Please repeat, exactly and with nothing added, the lines running from the line that contains "Output the Python" to the line that contains "bottom += np.array(vals)", both lines included.

# RECORDS FOR PROCESSING
━━━━━━━━━━━━━━━━━━━━━━━━━━━━━━
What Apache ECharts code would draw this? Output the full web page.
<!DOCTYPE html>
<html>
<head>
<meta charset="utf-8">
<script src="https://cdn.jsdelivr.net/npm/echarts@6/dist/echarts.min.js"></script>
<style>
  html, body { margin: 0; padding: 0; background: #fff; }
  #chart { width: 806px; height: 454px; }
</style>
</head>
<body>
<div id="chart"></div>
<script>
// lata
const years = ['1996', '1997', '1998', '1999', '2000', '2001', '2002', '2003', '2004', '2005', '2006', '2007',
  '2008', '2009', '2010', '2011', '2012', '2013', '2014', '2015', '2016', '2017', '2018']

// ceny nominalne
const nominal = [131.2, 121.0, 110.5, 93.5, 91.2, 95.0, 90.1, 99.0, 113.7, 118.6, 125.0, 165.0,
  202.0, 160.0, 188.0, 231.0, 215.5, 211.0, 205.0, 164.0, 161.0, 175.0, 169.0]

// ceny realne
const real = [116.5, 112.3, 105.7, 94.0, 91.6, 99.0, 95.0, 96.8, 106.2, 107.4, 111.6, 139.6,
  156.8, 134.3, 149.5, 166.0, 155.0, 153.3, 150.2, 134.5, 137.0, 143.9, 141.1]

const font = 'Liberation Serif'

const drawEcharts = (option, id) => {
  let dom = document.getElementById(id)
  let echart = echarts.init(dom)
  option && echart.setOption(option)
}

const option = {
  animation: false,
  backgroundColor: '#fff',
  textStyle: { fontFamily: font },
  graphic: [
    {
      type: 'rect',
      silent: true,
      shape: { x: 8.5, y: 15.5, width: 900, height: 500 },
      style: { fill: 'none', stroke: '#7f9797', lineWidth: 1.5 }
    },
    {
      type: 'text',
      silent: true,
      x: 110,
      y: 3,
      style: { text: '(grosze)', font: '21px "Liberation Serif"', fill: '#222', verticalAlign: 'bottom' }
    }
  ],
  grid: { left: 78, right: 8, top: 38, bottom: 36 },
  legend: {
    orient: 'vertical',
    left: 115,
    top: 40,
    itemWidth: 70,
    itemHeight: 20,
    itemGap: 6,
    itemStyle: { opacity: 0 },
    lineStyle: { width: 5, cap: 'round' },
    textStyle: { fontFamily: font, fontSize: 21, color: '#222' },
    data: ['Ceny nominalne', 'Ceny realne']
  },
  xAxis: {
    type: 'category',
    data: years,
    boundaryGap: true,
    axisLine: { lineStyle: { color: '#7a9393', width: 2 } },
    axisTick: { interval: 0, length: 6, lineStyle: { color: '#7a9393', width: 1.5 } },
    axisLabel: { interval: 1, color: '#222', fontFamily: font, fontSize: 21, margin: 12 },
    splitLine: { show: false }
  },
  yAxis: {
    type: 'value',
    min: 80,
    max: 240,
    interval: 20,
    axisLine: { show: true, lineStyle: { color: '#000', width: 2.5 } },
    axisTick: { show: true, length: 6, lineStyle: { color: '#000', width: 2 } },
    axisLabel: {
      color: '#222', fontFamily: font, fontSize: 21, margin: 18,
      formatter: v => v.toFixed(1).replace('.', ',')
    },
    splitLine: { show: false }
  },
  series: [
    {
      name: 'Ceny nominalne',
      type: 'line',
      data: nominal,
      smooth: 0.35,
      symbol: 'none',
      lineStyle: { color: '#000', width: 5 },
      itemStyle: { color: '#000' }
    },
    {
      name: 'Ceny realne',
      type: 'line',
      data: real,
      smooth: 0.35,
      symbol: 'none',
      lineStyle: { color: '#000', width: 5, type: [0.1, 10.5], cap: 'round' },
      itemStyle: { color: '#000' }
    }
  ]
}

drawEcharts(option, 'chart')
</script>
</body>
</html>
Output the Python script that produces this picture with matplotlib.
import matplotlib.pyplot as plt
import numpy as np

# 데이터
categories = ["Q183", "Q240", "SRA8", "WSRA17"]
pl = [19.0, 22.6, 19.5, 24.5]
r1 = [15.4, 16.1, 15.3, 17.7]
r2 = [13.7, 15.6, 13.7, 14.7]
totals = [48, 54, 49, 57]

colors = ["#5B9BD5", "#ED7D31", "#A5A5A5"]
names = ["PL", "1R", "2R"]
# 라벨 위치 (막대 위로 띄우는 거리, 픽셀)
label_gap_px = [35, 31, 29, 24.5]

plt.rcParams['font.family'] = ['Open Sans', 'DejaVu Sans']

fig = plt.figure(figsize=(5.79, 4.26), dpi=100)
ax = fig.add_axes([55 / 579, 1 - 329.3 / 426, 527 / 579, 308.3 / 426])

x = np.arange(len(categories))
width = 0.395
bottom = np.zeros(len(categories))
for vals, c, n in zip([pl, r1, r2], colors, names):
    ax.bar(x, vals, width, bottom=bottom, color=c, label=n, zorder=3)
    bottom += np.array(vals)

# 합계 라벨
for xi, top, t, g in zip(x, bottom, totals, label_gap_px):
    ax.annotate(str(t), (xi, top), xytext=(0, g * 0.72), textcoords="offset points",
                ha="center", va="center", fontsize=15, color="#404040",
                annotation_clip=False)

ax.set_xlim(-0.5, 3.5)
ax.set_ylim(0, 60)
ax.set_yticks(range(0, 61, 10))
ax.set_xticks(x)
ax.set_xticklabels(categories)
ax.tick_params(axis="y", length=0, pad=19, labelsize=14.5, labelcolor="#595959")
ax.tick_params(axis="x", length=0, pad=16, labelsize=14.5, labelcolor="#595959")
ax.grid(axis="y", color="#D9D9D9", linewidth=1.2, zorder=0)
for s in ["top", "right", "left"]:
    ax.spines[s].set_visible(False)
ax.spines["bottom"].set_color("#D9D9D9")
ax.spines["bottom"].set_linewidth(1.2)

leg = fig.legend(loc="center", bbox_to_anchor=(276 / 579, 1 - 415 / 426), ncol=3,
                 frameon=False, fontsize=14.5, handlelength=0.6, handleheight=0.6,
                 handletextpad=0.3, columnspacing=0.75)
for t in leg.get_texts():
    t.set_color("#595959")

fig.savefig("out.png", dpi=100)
━━━━━━━━━━━━━━━━━━━━━━━━━━━━━━
# RESULT
Output the Python script that produces this picture with matplotlib.
import matplotlib.pyplot as plt
import numpy as np

# 데이터
categories = ["Q183", "Q240", "SRA8", "WSRA17"]
pl = [19.0, 22.6, 19.5, 24.5]
r1 = [15.4, 16.1, 15.3, 17.7]
r2 = [13.7, 15.6, 13.7, 14.7]
totals = [48, 54, 49, 57]

colors = ["#5B9BD5", "#ED7D31", "#A5A5A5"]
names = ["PL", "1R", "2R"]
# 라벨 위치 (막대 위로 띄우는 거리, 픽셀)
label_gap_px = [35, 31, 29, 24.5]

plt.rcParams['font.family'] = ['Open Sans', 'DejaVu Sans']

fig = plt.figure(figsize=(5.79, 4.26), dpi=100)
ax = fig.add_axes([55 / 579, 1 - 329.3 / 426, 527 / 579, 308.3 / 426])

x = np.arange(len(categories))
width = 0.395
bottom = np.zeros(len(categories))
for vals, c, n in zip([pl, r1, r2], colors, names):
    ax.bar(x, vals, width, bottom=bottom, color=c, label=n, zorder=3)
    bottom += np.array(vals)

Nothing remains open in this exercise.